Network access control should therefore be viewed as a visibility and decision framework, not just an allow-or-block mechanism. Device type, ownership, purpose and required access all matter when deciding how a connection should be treated.

How device types and access levels differ

Not every device should be treated the same way. A managed workstation, a guest device and a technical system may each require a different level of access. The assessment should review whether these categories are clear and whether access boundaries reflect business need.

The objective is not to create unnecessary complexity. It is to define access levels that are easy to understand, easier to review and aligned with the sensitivity of the resources being reached.

How unexpected devices create risk

Unexpected devices often reveal a visibility or process gap. A temporary connection may remain active, an old device may still have access or a guest connection may be used beyond its intended purpose. These situations can increase exposure without appearing as a clear technical failure.

A review can help identify where device visibility is weak and where additional classification or review steps may be useful. The goal is to reduce uncertainty before it becomes a larger operational problem.

How user, device and access context relate

Access decisions are stronger when user identity, device context and resource sensitivity are considered together. A trusted user connecting from an unmanaged or unexpected device may require a different treatment than the same user on a known device. This context helps avoid overly broad access decisions.

The assessment can review user groups, device ownership, access purpose and paths to critical systems as a single picture. This helps identify unnecessary access while keeping legitimate work practical.

Why visibility becomes harder in mixed environments

As environments grow, device types and working patterns become more varied. Different locations, remote work and temporary access needs can make a consistent visibility model harder to maintain. Without a shared view, access decisions may become fragmented.

Useful visibility should connect device information with user and access context. Collecting data is not enough if it cannot support decisions. The assessment should therefore focus on the quality and usefulness of the visibility picture.

What improvement areas can be identified?

Typical improvement areas include device classification, guest and external access handling, critical system access boundaries, logging quality and review routines. These areas can be prioritized by risk, effort and operational impact.

The result should be a practical improvement plan rather than a broad replacement proposal. Small visibility gains can often support better access decisions before larger changes are considered.
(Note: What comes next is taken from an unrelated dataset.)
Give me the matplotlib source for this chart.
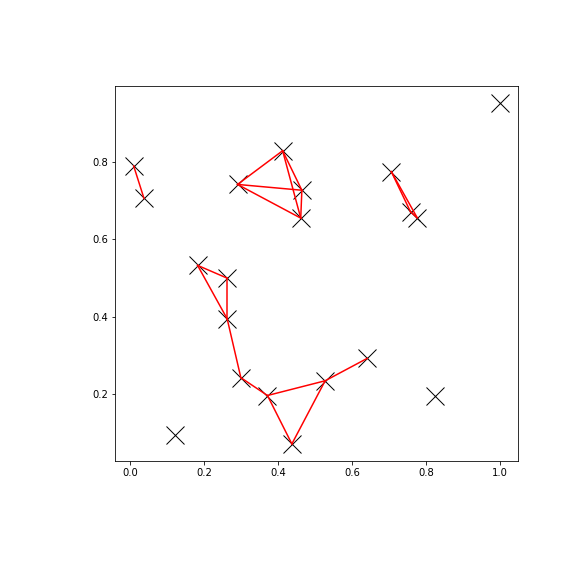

How should scope be prepared safely?

Before a preliminary discussion, it is useful to define the boundaries of the topic at a high level. General system groups, critical business processes, external access needs, known operational concerns and the expected type of output can be shared without exposing sensitive details. This helps select the right assessment approach while keeping the first step controlled.

The preparation stage should not try to collect every technical detail at once. It is more valuable to clarify the main questions, agree what remains outside the scope and understand who will use the final output. Technical stakeholders may need practical recommendations, while decision makers usually need a concise prioritization view.

This approach helps the resulting roadmap stay realistic. Short-term visibility improvements, mid-term access or process changes and longer-term architecture decisions can be separated. As a result, the preliminary assessment becomes a structured basis for planning rather than a flat list of observations.

It is also useful to discuss practical constraints early. Time, available resources, change windows and operational priorities can affect which recommendations are realistic. For that reason, the output should balance technical correctness with feasibility and sustainable follow-up.